Tramp
It wasn't my idea to call him a slut or a bum (you pick). In fact, it was a bilingual German girl that I used to know, who was practising English with her British father, when she mispronounced the name of the then president of the USA for the first round - to the amazement of the entire civilised world - leaving said father with the not-to-be missed opportunity to share the joke online. Nor was it my idea to send a postcard to the White House at such an opportune and sombre moment. I simply responded to the first Mail Art call that caught my eye and sharpened my wits during a specially creative fever period and many personal and professional collaborations, if you can call those so in the potentially sacred name of art, i.e. non-profitable. I had just joined the international union of mail artists, which I hadn't known about for more than twenty years, and it couldn't have been more intuitive and fast, the collage I made with little tobacco papers I have been collecting, cut-outs of The Little Prince in Hungarian that I found abandoned on the luxury rubbish-strewn streets of Berlin, and my ever growing stash of cardboard, magazines, newspapers, shiny silver chocolates' wraps and the like. The open call was named #TheIdesOfTrump, just like Rome's Ides of March, the decadent empire one. It seems to be a repetition of an attempt at peaceful but grandiose mass protest, just like the oligarch's inexplicable re-election. I'm not American, I'd say to Caesar what is Caesar's, were it not for the global and irreversible implications of this charade.

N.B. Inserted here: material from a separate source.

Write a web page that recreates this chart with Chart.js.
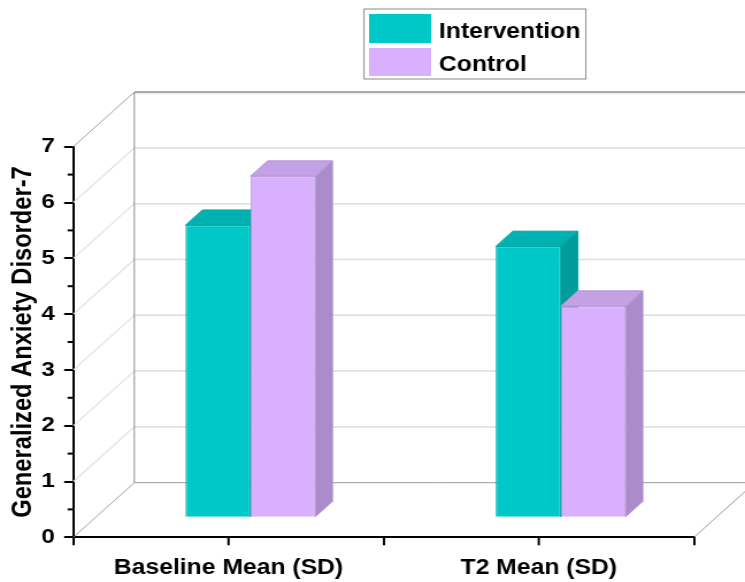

So here we are. Some hours after I published my first contribution at the network, there was already another postcard misspelling the felon‘s name. I was impressed in a refreshing way. A day later I took the train to Lisbon to take a good friend‘s daughter to the cinema, my first trip to such a venue in almost two years - the time I had to settle down on the land and to finally get a cheap, monthly train green-pass - and he was the one who ended up mailing it. I came back a couple days after that, both to visit the cinema on my own and to pick the same kid from school afterwards, and we said goodbye the morning after by discussing the birth of original ideas within the whole family. We all agreed that the goal of creativity also is to feed each other’s minds by adding and passing it over and over again - not by double doing it. Neither of us is afraid to starve. Not like that anyway.